En quoi consistent les activités d’un tel cercle ? Boire, vomir, vandaliser une salle de restaurant, témoigner de son rang en arrosant les éventuels plaignants de leur sale argent et passer à tabac le patron du bistro, à défaut d’une pipe collective, la professionnelle convoquée ayant refusé de travailler dans de telles conditions. Frustration. Dans ce monde si poli, si élevé, si choisi, de jeunes coqs ne trouvent rien de mieux que de témoigner d’une violence gratuite, une histoire hormonale certainement, moyen comme un autre d’évacuer l’énergie d’une sexualité confuse et contrariée. Etre riche et casser du prolo comme être islamiste et assassiner des journalistes, question de libido pervertie, de lacune éducative et de pose pseudo-morale, défendre des valeurs qui n’en sont pas … Je m’égare.

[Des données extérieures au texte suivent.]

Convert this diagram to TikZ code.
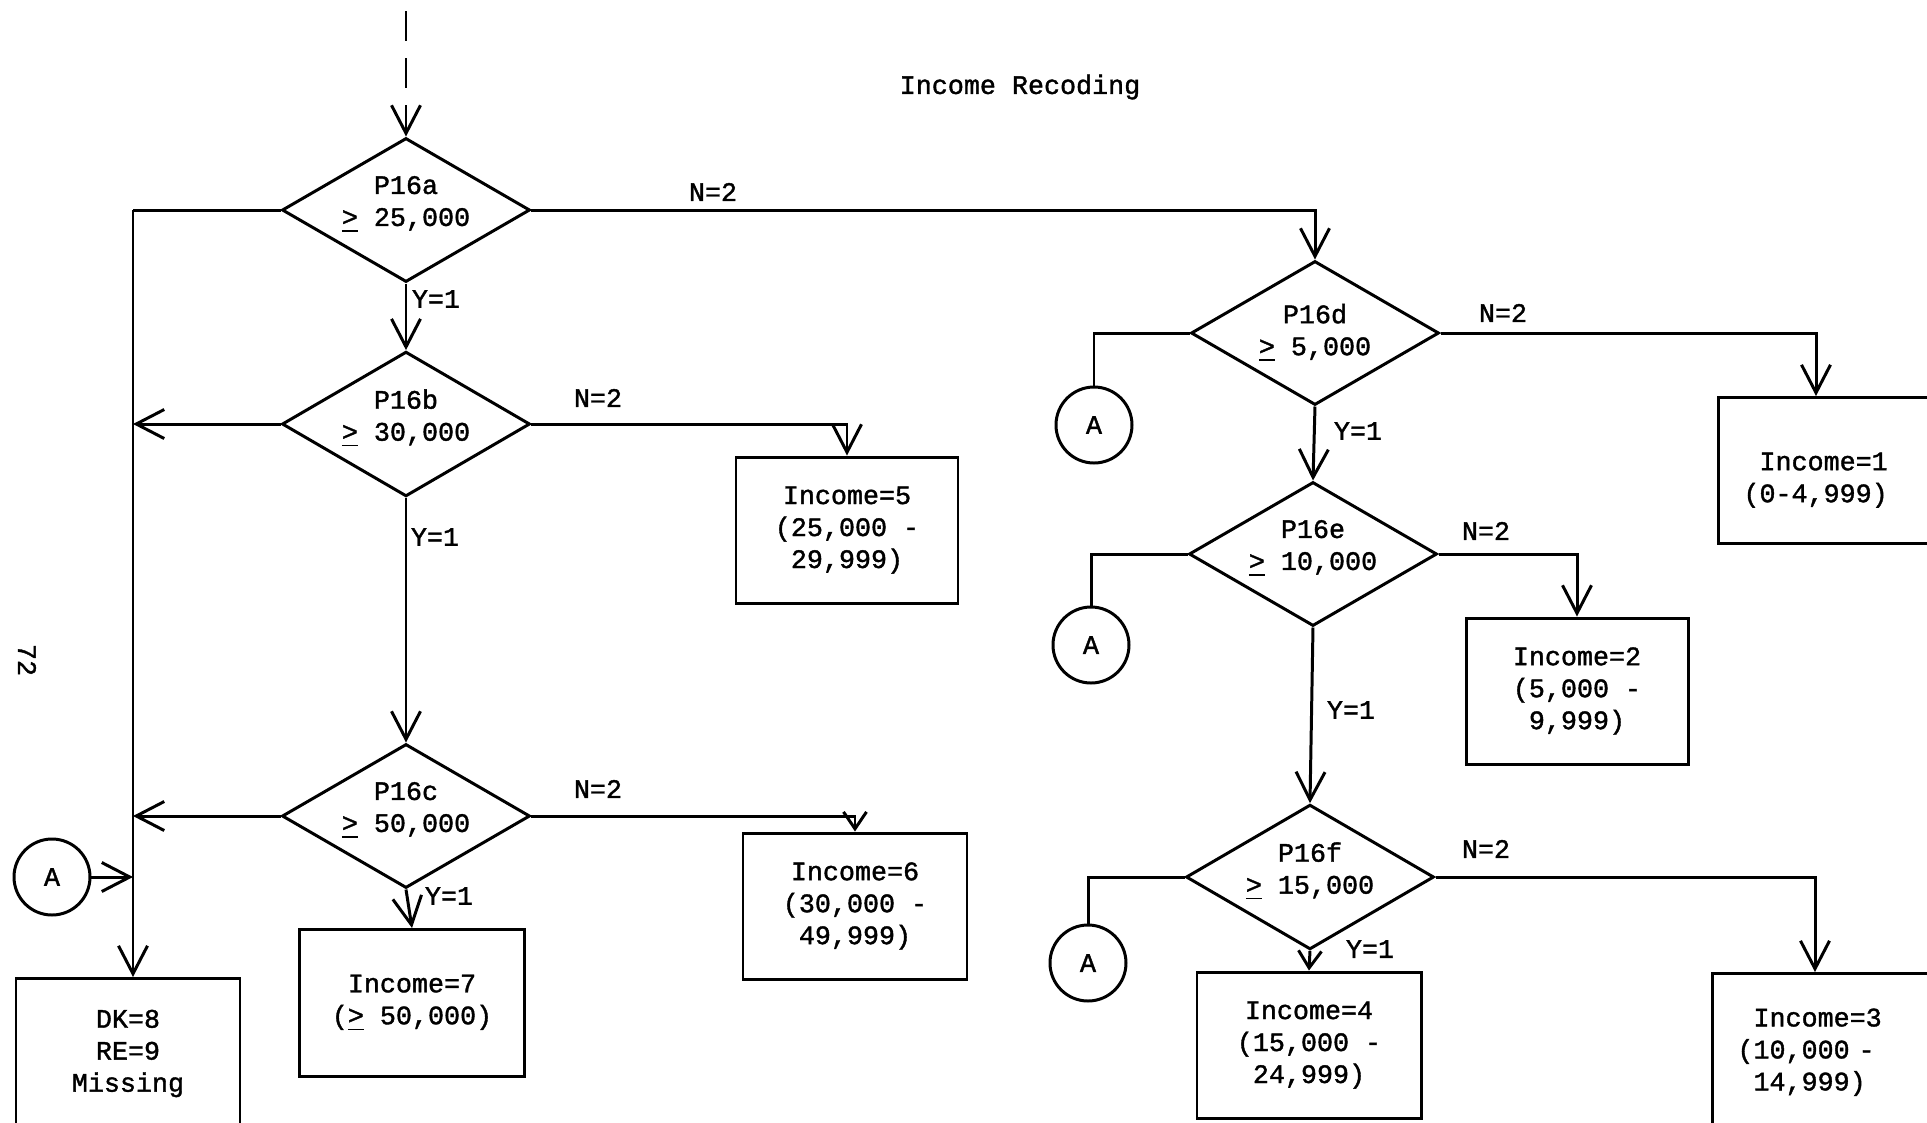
\documentclass[tikz,border=0pt]{standalone}
\usepackage{fontspec}
\setmainfont{Liberation Mono}[FakeBold=1.4]
\usetikzlibrary{arrows.meta, shapes.geometric, positioning, calc}
% extra depth under the second line of a decision
\newcommand{\lowdepth}{\rule[-0.18cm]{0pt}{0.1cm}}

\begin{document}
\begin{tikzpicture}[
  line width=0.85pt,
  every node/.style={font=\fontsize{7.6}{9.1}\selectfont},
  decision/.style={draw, diamond, aspect=1.7, inner sep=0pt, minimum width=2.48cm, minimum height=1.44cm, align=center},
  outbox/.style={draw, rectangle, inner sep=0pt, minimum width=2.22cm, minimum height=1.46cm, align=center},
  edgebox/.style={draw, rectangle, inner xsep=0.25cm, inner ysep=0pt, text width=2.6cm, minimum height=1.46cm, align=left, anchor=north west},
  connector/.style={draw, circle, minimum size=0.76cm, inner sep=0pt},
  branch/.style={inner sep=1pt},
  arrow/.style={-{Straight Barb[length=2.8mm, width=2.9mm]}},
  shortarrow/.style={-{Straight Barb[length=1.7mm, width=2.3mm]}},
]
\useasboundingbox (0,0) rectangle (19.27,-11.22);

% Title and page number
\node (title) at (10.20,-0.87) {Income Recoding};
\node[rotate=-90] (pagenum) at (0.27,-6.60) {72};

% Decisions
\node[decision] (p16a) at (4.06,-2.10) {P16a\\\underline{>} 25,000\lowdepth};
\node[decision] (p16b) at (4.06,-4.24) {P16b\\\underline{>} 30,000\lowdepth};
\node[decision] (p16c) at (4.06,-8.16) {P16c\\\underline{>} 50,000\lowdepth};
\node[decision] (p16d) at (13.15,-3.33) {P16d\\\underline{>} 5,000};
\node[decision] (p16e) at (13.13,-5.54) {P16e\\\underline{>} 10,000\lowdepth};
\node[decision] (p16f) at (13.10,-8.77) {P16f\\\underline{>} 15,000\lowdepth};

% Recoded values
\node[outbox] (inc5) at (8.47,-5.30) {Income=5\\(25,000 -\\29,999)};
\node[outbox, minimum width=2.24cm] (inc6) at (8.55,-9.06) {Income=6\\(30,000 -\\49,999)};
\node[outbox, minimum width=2.25cm, minimum height=1.47cm] (inc7) at (4.12,-10.03) {Income=7\\(\underline{>} 50,000)};
\node[outbox, minimum width=2.24cm, minimum height=1.5cm, anchor=north] (dk) at (1.28,-9.77) {DK=8\\RE=9\\Missing};
\node[outbox] (inc2) at (15.77,-6.91) {Income=2\\(5,000 -\\9,999)};
\node[outbox, minimum width=2.24cm] (inc4) at (13.09,-10.45) {Income=4\\(15,000 -\\24,999)};
\node[edgebox] (inc1) at (17.17,-3.96) {\rule{0pt}{0.37cm}\phantom{(}Income=1\\(0-4,999)};
\node[edgebox, minimum height=1.56cm] (inc3) at (17.11,-9.72) {\phantom{(}Income=3\\(10,000 -\\\phantom{(}14,999)};

% Off-page connectors
\node[connector] (ca) at (0.52,-8.77) {A};
\node[connector] (cd) at (10.94,-4.25) {A};
\node[connector] (ce) at (10.91,-6.45) {A};
\node[connector] (cf) at (10.88,-9.63) {A};

% Entry
\coordinate (entry) at (4.06,-0.11);
\draw[arrow, dash pattern=on 3mm off 1.7mm] (entry) -- (p16a.north);

% Missing trunk on the left
\coordinate (trunk) at (1.33,-2.10);
\draw (p16a.west) -- (trunk);
\draw[arrow] (trunk) -- (trunk |- dk.north);
\draw[arrow] (p16b.west) -- (p16b.west -| trunk);
\draw[arrow] (p16c.west) -- (p16c.west -| trunk);
\draw[arrow] (ca.east) -- (ca.east -| trunk);

% Yes branches
\draw[arrow] (p16a.south) -- (p16b.north);
\draw[arrow] (p16b.south) -- (p16c.north);
\draw[arrow] (p16c.south) -- (inc7.north);
\draw[arrow] (p16d.south) -- (p16e.north);
\draw[arrow] (p16e.south) -- (p16f.north);
\draw[shortarrow] (p16f.south) -- (inc4.north);

% No branches
\draw[arrow] (p16a.east) -| (p16d.north);
\draw[arrow] (p16b.east) -| (inc5.north);
\draw[shortarrow] (p16c.east) -| (inc6.north);
\draw[arrow] (p16d.east) -| ([xshift=0.99cm]inc1.north west);
\draw[arrow] (p16e.east) -| (inc2.north);
\draw[arrow] (p16f.east) -| ([xshift=1.04cm]inc3.north west);

% Lines to connectors
\draw (p16d.west) -| (cd.north);
\draw (p16e.west) -| (ce.north);
\draw (p16f.west) -| (cf.north);

% Branch labels
\node[branch] (na) at (7.13,-1.92) {N=2};
\node[branch] (ya) at (4.36,-2.99) {Y=1};
\node[branch] (nb) at (5.98,-3.98) {N=2};
\node[branch] (yb) at (4.35,-5.37) {Y=1};
\node[branch] (nc) at (5.98,-7.89) {N=2};
\node[branch] (yc) at (4.49,-8.96) {Y=1};
\node[branch] (nd) at (15.03,-3.13) {N=2};
\node[branch] (yd) at (13.58,-4.31) {Y=1};
\node[branch] (ne) at (14.86,-5.31) {N=2};
\node[branch] (ye) at (13.51,-7.10) {Y=1};
\node[branch] (nf) at (14.86,-8.49) {N=2};
\node[branch] (yf) at (13.70,-9.49) {Y=1};
\end{tikzpicture}
\end{document}
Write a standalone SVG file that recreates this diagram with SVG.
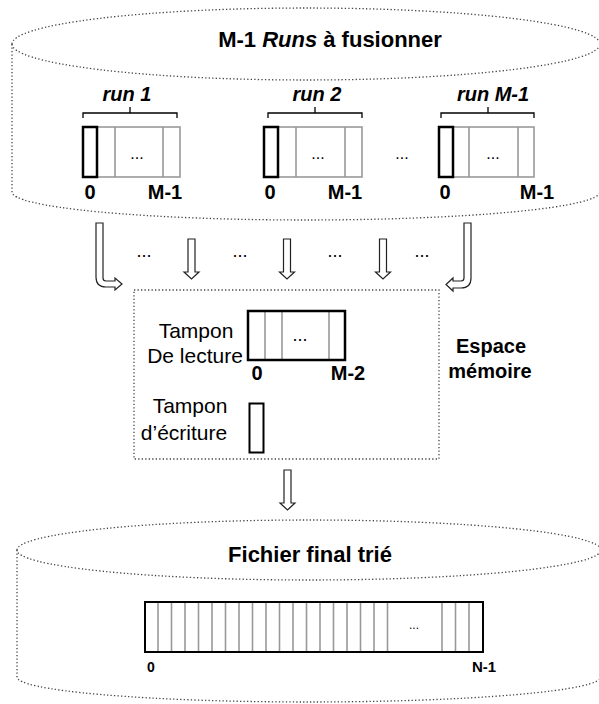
<svg xmlns="http://www.w3.org/2000/svg" width="599" height="704" viewBox="0 0 599 704">
<style>
text{font-family:"Liberation Sans",Arial,sans-serif;fill:#000}
.b{font-weight:bold}
.bi{font-weight:bold;font-style:italic}
.dot{fill:none;stroke:#444;stroke-width:1.3;stroke-dasharray:1.3 2.2}
.blk{fill:none;stroke:#000;stroke-width:2.5}
.gry{fill:none;stroke:#999;stroke-width:1.6}
.gl{stroke:#999;stroke-width:1.6}
.arr{fill:#fff;stroke:#222;stroke-width:1.2;stroke-linejoin:miter}
.br{fill:none;stroke:#000;stroke-width:1.3}
</style>
<defs>
<path id="down" d="M-3.5,0 L3.5,0 L3.5,33 L7.5,33 L0,40 L-7.5,33 L-3.5,33 Z"/>
</defs>

<g id="disk-runs">
<path class="dot" d="M12,44 A294,36 0 1 1 600,44 A294,36 0 1 1 12,44 Z"/>
<path class="dot" d="M12,44 L12,192 A294,28 0 0 0 600,192 L600,44"/>
<text class="b" x="330" y="47" font-size="22" text-anchor="middle">M-1 <tspan font-style="italic">Runs</tspan> à fusionner</text>
</g>

<g id="run1">
<text class="bi" x="127" y="101" font-size="20" text-anchor="middle">run 1</text>
<path class="br" d="M83,118 L83,113 L177,113 L177,118 M130,113 L130,107"/>
<rect class="gry" x="97" y="127" width="83" height="50"/>
<line class="gl" x1="115" y1="127" x2="115" y2="177"/>
<line class="gl" x1="163" y1="127" x2="163" y2="177"/>
<rect class="blk" x="83" y="127" width="14" height="50"/>
<text x="137" y="159" font-size="16" text-anchor="middle">...</text>
<text class="b" x="90" y="199" font-size="20" text-anchor="middle">0</text>
<text class="b" x="165" y="199" font-size="20" text-anchor="middle">M-1</text>
</g>

<g id="run2">
<text class="bi" x="317" y="101" font-size="20" text-anchor="middle">run 2</text>
<path class="br" d="M268,118 L268,113 L362,113 L362,118 M315,113 L315,107"/>
<rect class="gry" x="278" y="127" width="84" height="50"/>
<line class="gl" x1="296" y1="127" x2="296" y2="177"/>
<line class="gl" x1="345" y1="127" x2="345" y2="177"/>
<rect class="blk" x="264" y="127" width="14" height="50"/>
<text x="318" y="159" font-size="16" text-anchor="middle">...</text>
<text class="b" x="270" y="199" font-size="20" text-anchor="middle">0</text>
<text class="b" x="345" y="199" font-size="20" text-anchor="middle">M-1</text>
</g>

<text x="402" y="159" font-size="16" text-anchor="middle">...</text>

<g id="runM1">
<text class="bi" x="493" y="101" font-size="20" text-anchor="middle">run M-1</text>
<path class="br" d="M441,118 L441,113 L534,113 L534,118 M488,113 L488,107"/>
<rect class="gry" x="453" y="127" width="81" height="50"/>
<line class="gl" x1="469" y1="127" x2="469" y2="177"/>
<line class="gl" x1="518" y1="127" x2="518" y2="177"/>
<rect class="blk" x="439" y="127" width="14" height="50"/>
<text x="493" y="159" font-size="16" text-anchor="middle">...</text>
<text class="b" x="445" y="199" font-size="20" text-anchor="middle">0</text>
<text class="b" x="537" y="199" font-size="20" text-anchor="middle">M-1</text>
</g>

<g id="connectors">
<path class="arr" d="M96,223 L96,277 Q96,287 106,287 L115,287 L115,290 L122,284 L115,278 L115,281 L106,281 Q103,281 103,278 L103,223 Z"/>
<use href="#down" class="arr" transform="translate(191.5,239)"/>
<use href="#down" class="arr" transform="translate(287,239)"/>
<use href="#down" class="arr" transform="translate(383,239)"/>
<path class="arr" d="M471,223 L471,278 Q471,288 461,288 L453,288 L453,291 L446,284.5 L453,278 L453,281 L461,281 Q464,281 464,278 L464,223 Z"/>
<use href="#down" class="arr" transform="translate(287.5,470)"/>
</g>
<text x="144" y="257" font-size="18" text-anchor="middle">...</text>
<text x="240" y="257" font-size="18" text-anchor="middle">...</text>
<text x="335" y="257" font-size="18" text-anchor="middle">...</text>
<text x="422" y="257" font-size="18" text-anchor="middle">...</text>

<g id="memory">
<rect class="dot" x="134" y="290" width="305" height="169"/>
<text class="b" x="491" y="353" font-size="20" text-anchor="middle">Espace</text>
<text class="b" x="490" y="378" font-size="20" text-anchor="middle">mémoire</text>
</g>

<g id="read-buffer">
<text x="196" y="338" font-size="21" text-anchor="middle">Tampon</text>
<text x="195" y="363" font-size="21" text-anchor="middle">De lecture</text>
<line class="gl" x1="265" y1="311" x2="265" y2="360"/>
<line class="gl" x1="282" y1="311" x2="282" y2="360"/>
<line class="gl" x1="329" y1="311" x2="329" y2="360"/>
<rect class="blk" x="248" y="311" width="97" height="49"/>
<text x="300" y="341" font-size="18" text-anchor="middle">...</text>
<text class="b" x="257" y="380" font-size="20" text-anchor="middle">0</text>
<text class="b" x="348" y="380" font-size="20" text-anchor="middle">M-2</text>
</g>

<g id="write-buffer">
<text x="190" y="413" font-size="21" text-anchor="middle">Tampon</text>
<text x="184" y="440" font-size="21" text-anchor="middle">d’écriture</text>
<rect x="249.5" y="403.5" width="14" height="49" fill="none" stroke="#000" stroke-width="2"/>
</g>

<g id="disk-final">
<path class="dot" d="M17,550 A292,30 0 1 1 601,550 A292,30 0 1 1 17,550 Z"/>
<path class="dot" d="M17,550 L17,677 A292,25 0 0 0 601,677 L601,550"/>
<text class="b" x="310" y="562" font-size="22" text-anchor="middle">Fichier final trié</text>
<g class="gl">
<line x1="158" y1="602" x2="158" y2="652"/>
<line x1="171.5" y1="602" x2="171.5" y2="652"/>
<line x1="185" y1="602" x2="185" y2="652"/>
<line x1="198.5" y1="602" x2="198.5" y2="652"/>
<line x1="212" y1="602" x2="212" y2="652"/>
<line x1="225.5" y1="602" x2="225.5" y2="652"/>
<line x1="239" y1="602" x2="239" y2="652"/>
<line x1="252.5" y1="602" x2="252.5" y2="652"/>
<line x1="266" y1="602" x2="266" y2="652"/>
<line x1="279.5" y1="602" x2="279.5" y2="652"/>
<line x1="293" y1="602" x2="293" y2="652"/>
<line x1="306.5" y1="602" x2="306.5" y2="652"/>
<line x1="320" y1="602" x2="320" y2="652"/>
<line x1="333.5" y1="602" x2="333.5" y2="652"/>
<line x1="347" y1="602" x2="347" y2="652"/>
<line x1="360.5" y1="602" x2="360.5" y2="652"/>
<line x1="374" y1="602" x2="374" y2="652"/>
<line x1="387.5" y1="602" x2="387.5" y2="652"/>
<line x1="442" y1="602" x2="442" y2="652"/>
<line x1="455.5" y1="602" x2="455.5" y2="652"/>
<line x1="469" y1="602" x2="469" y2="652"/>
</g>
<rect x="145" y="602" width="338" height="50" fill="none" stroke="#000" stroke-width="2"/>
<text x="414" y="629" font-size="12" text-anchor="middle">...</text>
<text class="b" x="151" y="672" font-size="14" text-anchor="middle">0</text>
<text class="b" x="484" y="672" font-size="15" text-anchor="middle">N-1</text>
</g>
</svg>
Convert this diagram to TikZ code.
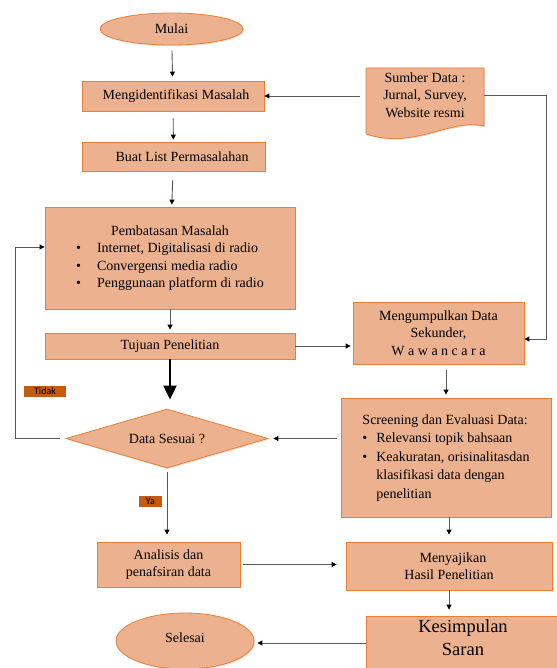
\documentclass[tikz,border=0pt]{standalone}
\usepackage{fontspec}
\setmainfont{Liberation Serif}
\newfontfamily\tagfont{Carlito}
\usetikzlibrary{positioning,arrows.meta,shapes.geometric,shadows}

\definecolor{boxfill}{HTML}{ECB18E}
\definecolor{boxline}{HTML}{ED7D31}
\definecolor{tagfill}{HTML}{C55A11}
\definecolor{linkgray}{HTML}{595959}

\begin{document}
\begin{tikzpicture}[
  x=1pt, y=-1pt,
  font=\fontsize{14}{17.5}\selectfont,
  box/.style={draw=boxline, line width=0.8pt, fill=boxfill, align=center, inner sep=2pt,
    drop shadow={shadow xshift=1.2pt, shadow yshift=-1.2pt, opacity=0.22}},
  term/.style={box, ellipse},
  check/.style={box, diamond, aspect=3.4, inner sep=0pt},
  doc/.style={draw=boxline, line width=0.8pt, fill=boxfill,
    drop shadow={shadow xshift=1.2pt, shadow yshift=-1.2pt, opacity=0.22}},
  tag/.style={fill=tagfill, text=black, font=\tagfont\fontsize{10}{11}\selectfont, inner sep=1pt, minimum height=11pt},
  arr/.style={-{Triangle[length=5pt, width=5pt, color=black]}, draw=linkgray, line width=0.9pt},
  bigarr/.style={-{Triangle[length=14pt, width=13pt]}, black, line width=2pt},
]
\fill[white] (0,0) rectangle (556,668);
\useasboundingbox (0,0) rectangle (556,668);

% ---------------- left column ----------------
\node[term, minimum width=143pt, minimum height=32pt] (mulai) at (171.5,29) {Mulai};
\node[box, minimum width=182pt, minimum height=30pt] (ident) at (173,96) {\hspace{6pt}Mengidentifikasi Masalah};
\node[box, minimum width=183pt, minimum height=29pt] (list) at (173.5,156.5) {\hspace{17pt}Buat List Permasalahan};
\node[box, minimum width=250pt, minimum height=102pt] (batas) at (170,258)
  {\begin{tabular}{@{}l@{\hspace{16pt}}l@{}}
   \multicolumn{2}{c}{Pembatasan Masalah}\\
   \textbullet & Internet, Digitalisasi di radio\\
   \textbullet & Convergensi media radio\\
   \textbullet & Penggunaan platform di radio
   \end{tabular}};
\node[box, minimum width=250pt, minimum height=26pt] (tujuan) at (170,346) {Tujuan Penelitian};
\node[check, minimum width=202pt, minimum height=59pt] (cek) at (167,438.5) {Data Sesuai ?};
\node[tag, minimum width=42pt] (tidak) at (45,391.5) {\hfill Tidak};
\node[tag, minimum width=23pt] (ya) at (150.5,501.5) {\hfill Ya};
\node[box, minimum width=143pt, minimum height=45pt] (analisis) at (168.5,564.5) {Analisis dan\\penafsiran data};
\node[term, minimum width=138pt, minimum height=56pt] (selesai) at (185,641) {Selesai\\[-10pt]\mbox{}};

% ---------------- right column ----------------
\path[doc] (366,68) -- (484,68) -- (484,126) .. controls (450,118) and (415,150) .. (366,134) -- cycle;
\node[minimum width=118pt, align=center, inner sep=0pt] (sumber) at (425,95) {Sumber Data :\\Jurnal, Survey,\\Website resmi};
\node[box, minimum width=171pt, minimum height=62pt] (kumpul) at (438.5,333)
  {Mengumpulkan Data\\Sekunder,\\W a w a n c a r a};
\node[box, minimum width=210pt, minimum height=119pt, font=\fontsize{14}{18.5}\selectfont] (screen) at (446,457.5)
  {\begin{tabular}{@{}l@{\hspace{9pt}}l@{}}
   \multicolumn{2}{@{}l@{}}{Screening dan Evaluasi Data:}\\
   \textbullet & Relevansi topik bahsaan\\
   \textbullet & Keakuratan, orisinalitasdan\\
               & klasifikasi data dengan\\
               & penelitian
   \end{tabular}};
\node[box, minimum width=206pt, minimum height=48pt] (saji) at (449,566) {\hspace{8pt}Menyajikan\\Hasil Penelitian};
\node[box, minimum width=194pt, minimum height=54pt, font=\fontsize{18.5}{23}\selectfont] (simpul) at (463,643) {Kesimpulan\\Saran\\[-13pt]\mbox{}};

% ---------------- connectors ----------------
\draw[arr, shorten <=5pt, shorten >=4pt] (mulai) -- (ident);
\draw[arr, shorten <=7pt, shorten >=2pt] (ident) -- (list);
\draw[arr, shorten <=9pt, shorten >=2pt] (list) -- (batas);
\draw[arr, shorten >=3pt] (batas) -- (tujuan);
\draw[bigarr, shorten >=9pt] (tujuan.south) -- (tujuan.south |- cek.north);
\draw[arr, shorten <=4pt, shorten >=7pt] (cek.south) -- (cek.south |- analisis.north);
\draw[arr, shorten <=6pt] (cek.west) -- ++(-50,0) |- ([yshift=11pt]batas.west);
\draw[arr, shorten <=3pt, shorten >=9pt] (analisis.east) -- (analisis.east -| saji.west);
\draw[arr, shorten >=6pt] (saji.south) -- (saji.south |- simpul.north);
\draw[arr, shorten >=3pt] (simpul.west) -- (simpul.west -| selesai.east);

\draw[arr, shorten <=6pt] (sumber.west |- ident.east) -- (ident.east);
\draw[arr] (sumber.east) -- ++(62,0) |- ([yshift=-6pt]kumpul.east);
\draw[arr, shorten >=2pt] (tujuan.east) -- (tujuan.east -| kumpul.west);
\draw[arr, shorten <=6pt, shorten >=3pt] (screen.north |- kumpul.south) -- (screen.north);
\draw[arr, shorten <=4pt, shorten >=5pt] (screen.west |- cek.east) -- (cek.east);
\draw[arr, shorten >=7pt] (saji.north |- screen.south) -- (saji.north);

\end{tikzpicture}
\end{document}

D’une certaine façon, la future classe dirigeante n’a-t-elle pas l’obligation d’être formée au mépris ? Histoire de pouvoir exercer le pouvoir, le jour venu, sans inutile sensiblerie ? Lone Scherfig soutient semble soutenir cette thèse, dans une scène finale subtile, qui laisse songeur  et anglophobes. La conscience exclura le gentil, le cynisme et l’esprit de clan ouvrira des portes à l’immoral. Un mauvais conte d’une belle photographie.